Belgium wants a road vignette from 2027, and yes, Belgians will have to pay it too
A new charge to use Belgium's roads, and locals are not exempt
Here is a change that would hit every driver in the country. Belgium is planning to introduce a mandatory road vignette from 1 May 2027, meaning you would need to pay to use its motorways and regional roads, and crucially, that includes Belgian drivers, not just foreign visitors. For a nation of commuters, it is a big deal.
What is being planned
Under the plan, from 1 May 2027 every car and van driving on Belgium's main road network, both the motorways and the regional roads, would need a valid road vignette. It is part of a wider reform of vehicle taxation, and the idea has been pushed politically as a way to make foreign drivers help pay for the wear and congestion they cause on Belgian roads. For now this is a firm intention rather than fully settled law, so the details could still shift.
What it would cost
The headline figure is the annual vignette, which is expected to cost between 90 and 125 euro a year. EU rules require any such scheme to also offer shorter-term options, so there should be day, ten-day or short-period vignettes too, likely priced somewhere between 10 and 20 euro, aimed mainly at occasional visitors and those just passing through.

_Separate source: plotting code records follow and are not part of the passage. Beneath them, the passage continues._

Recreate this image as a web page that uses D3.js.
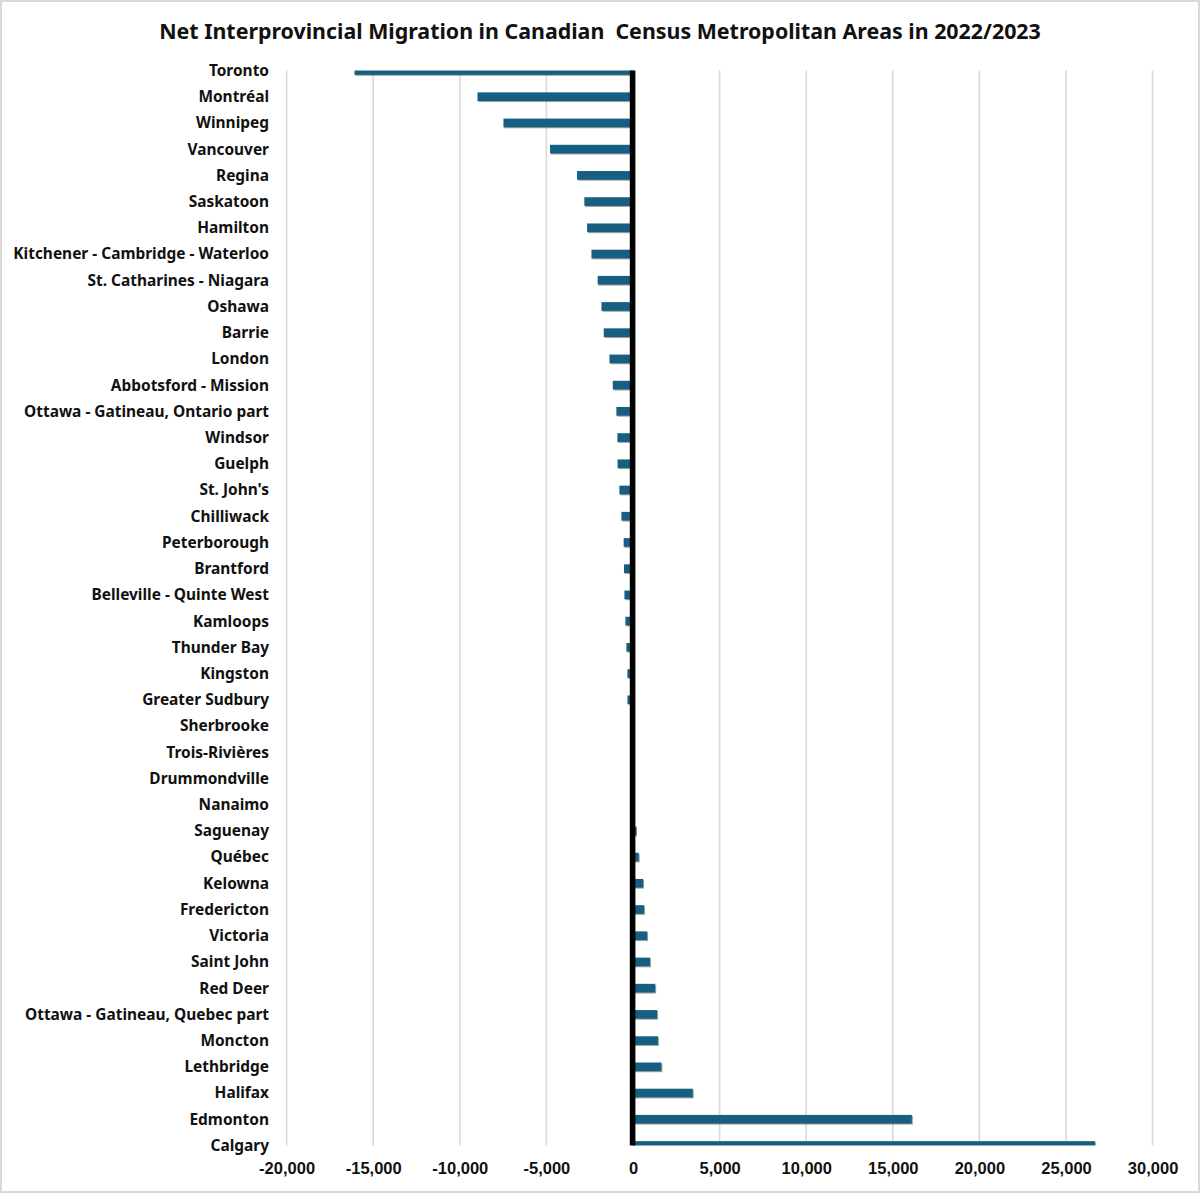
<!DOCTYPE html>
<html>
<head>
<meta charset="utf-8">
<script src="https://cdn.jsdelivr.net/npm/d3@7"></script>
<style>
  body { margin: 0; background: #fff; }
  svg { display: block; }
</style>
</head>
<body>
<div id="chart"></div>
<script>
var cmaNames = [
  "Toronto", "Montréal", "Winnipeg", "Vancouver", "Regina", "Saskatoon", "Hamilton",
  "Kitchener - Cambridge - Waterloo", "St. Catharines - Niagara", "Oshawa", "Barrie",
  "London", "Abbotsford - Mission", "Ottawa - Gatineau, Ontario part", "Windsor",
  "Guelph", "St. John's", "Chilliwack", "Peterborough", "Brantford",
  "Belleville - Quinte West", "Kamloops", "Thunder Bay", "Kingston", "Greater Sudbury",
  "Sherbrooke", "Trois-Rivières", "Drummondville", "Nanaimo", "Saguenay", "Québec",
  "Kelowna", "Fredericton", "Victoria", "Saint John", "Red Deer",
  "Ottawa - Gatineau, Quebec part", "Moncton", "Lethbridge", "Halifax", "Edmonton", "Calgary"
]

var netMigration = [
  -16080, -8980, -7480, -4790, -3230, -2810, -2650,
  -2400, -2040, -1820, -1690,
  -1360, -1170, -960, -900,
  -890, -785, -670, -540, -520,
  -495, -440, -380, -325, -320,
  -90, -60, -25, 20, 200, 330,
  590, 640, 820, 980, 1280,
  1390, 1440, 1640, 3450, 16100, 26670
]

var xTicks = [-20000, -15000, -10000, -5000, 0, 5000, 10000, 15000, 20000, 25000, 30000]

var titleText = "Net Interprovincial Migration in Canadian\u00a0 Census Metropolitan Areas in 2022/2023"

var data = cmaNames.map((name, i) => ({ name: name, value: netMigration[i] }))

var width = 1200
var height = 1193
var barColor = '#185f82'
var gridColor = '#d9d9d9'
var labelFont = '"Noto Sans", Roboto, sans-serif'

var svg = d3.select("#chart")
  .append("svg")
  .attr("width", width)
  .attr("height", height)

var defs = svg.append("defs")
var shadow = defs.append("filter")
  .attr("id", "barShadow")
  .attr("x", "-5%").attr("y", "-30%")
  .attr("width", "110%").attr("height", "160%")
shadow.append("feDropShadow")
  .attr("dx", 1).attr("dy", 1)
  .attr("stdDeviation", 0.6)
  .attr("flood-color", "#555")
  .attr("flood-opacity", 0.55)

defs.append("clipPath").attr("id", "plotClip")
  .append("rect")
  .attr("x", 0).attr("y", 70.5)
  .attr("width", width).attr("height", 1075)

// outer frame
svg.append("rect")
  .attr("x", 1).attr("y", 1)
  .attr("width", width - 2).attr("height", height - 2)
  .attr("fill", "#fff")
  .attr("stroke", gridColor)
  .attr("stroke-width", 2)

var xScale = d3.scaleLinear()
  .domain([-20000, 30000])
  .range([286.6, 1152.6])

var yScale = d3.scalePoint()
  .domain(cmaNames)
  .range([70.5, 1145.5])

var barHeight = 8.7

// gridlines
svg.append("g")
  .selectAll("line")
  .data(xTicks)
  .join("line")
  .attr("x1", d => xScale(d)).attr("x2", d => xScale(d))
  .attr("y1", 70.5).attr("y2", 1145.5)
  .attr("stroke", gridColor)
  .attr("stroke-width", 1.6)

// bars
svg.append("g")
  .attr("clip-path", "url(#plotClip)")
  .selectAll("rect")
  .data(data)
  .join("rect")
  .attr("x", d => xScale(Math.min(0, d.value)))
  .attr("y", d => yScale(d.name) - barHeight / 2)
  .attr("width", d => Math.abs(xScale(d.value) - xScale(0)))
  .attr("height", barHeight)
  .attr("fill", barColor)
  .attr("filter", "url(#barShadow)")

// zero line
svg.append("line")
  .attr("x1", xScale(0) - 0.4).attr("x2", xScale(0) - 0.4)
  .attr("y1", 70.5).attr("y2", 1145.5)
  .attr("stroke", "#000")
  .attr("stroke-width", 5.6)

// category labels
var labels = svg.append("g")
  .selectAll("text")
  .data(cmaNames)
  .join("text")
  .attr("x", 269)
  .attr("y", d => yScale(d))
  .attr("dy", "0.35em")
  .attr("text-anchor", "end")
  .attr("font-family", labelFont)
  .attr("font-weight", "bold")
  .attr("font-size", 15)
  .attr("fill", "#111")
  .text(d => d)

// fit the longest label to the width it has in the original (x 13..269)
var longest = labels.filter(d => d == "Kitchener - Cambridge - Waterloo").node()
var labelSize = 15 * 256 / longest.getComputedTextLength()
labels.attr("font-size", labelSize)

// x tick labels
var xAxis = d3.axisBottom(xScale)
  .tickValues(xTicks)
  .tickFormat(d3.format(","))
  .tickSize(0)
  .tickPadding(0)

var xAxisG = svg.append("g")
  .attr("transform", "translate(0,1162)")
  .call(xAxis)
xAxisG.select(".domain").remove()
xAxisG.selectAll("text")
  .attr("font-family", '"Liberation Sans", Arial, sans-serif')
  .attr("font-weight", "bold")
  .attr("font-size", 16.5)
  .attr("fill", "#111")
  .text(d => d3.format(",")(d).replace("−", "-"))

// title
var title = svg.append("text")
  .attr("x", 600)
  .attr("y", 39)
  .attr("text-anchor", "middle")
  .attr("font-family", labelFont)
  .attr("font-weight", "bold")
  .attr("font-size", 21)
  .attr("fill", "#111")
  .text(titleText)

// title runs from x 159 to 1041 in the original
title.attr("font-size", 21 * 882 / title.node().getComputedTextLength())
</script>
</body>
</html>
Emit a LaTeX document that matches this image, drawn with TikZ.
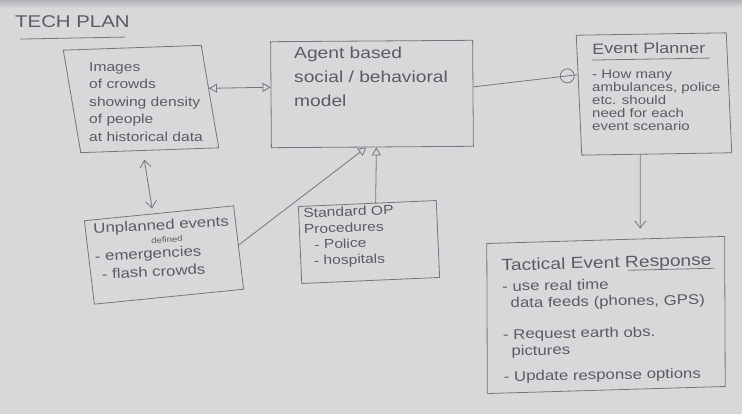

Why Belgians can't dodge it
Here is the sting. The whole point of the vignette is to make foreign road users contribute, but European rules ban a charge that applies only to foreigners, as that would be discriminatory. So Belgian drivers will have to buy the vignette as well, and, importantly, on top of the annual road tax they already pay. For locals, then, this looks less like a tourist toll and more like an extra motoring cost, which is exactly why it is proving controversial.
AutoNext Take
We understand the logic. Plenty of European countries already run vignette systems, and making transiting foreign traffic chip in for the strain it puts on our roads is fair enough in principle. The problem is the reality for Belgian drivers: unless the annual road tax is genuinely cut to compensate, this risks simply becoming another bill on top of an already expensive way to get around. The promise of tax reform will be judged on whether locals actually end up better or worse off. For now it is a plan rather than a done deal, so the fine print matters enormously. Either way, it is one more cost pressure on Belgian motorists, who are also facing higher traffic fines, and, if you drive abroad, threats like the wave of rear-seat thefts in France. We will keep you posted as the details firm up.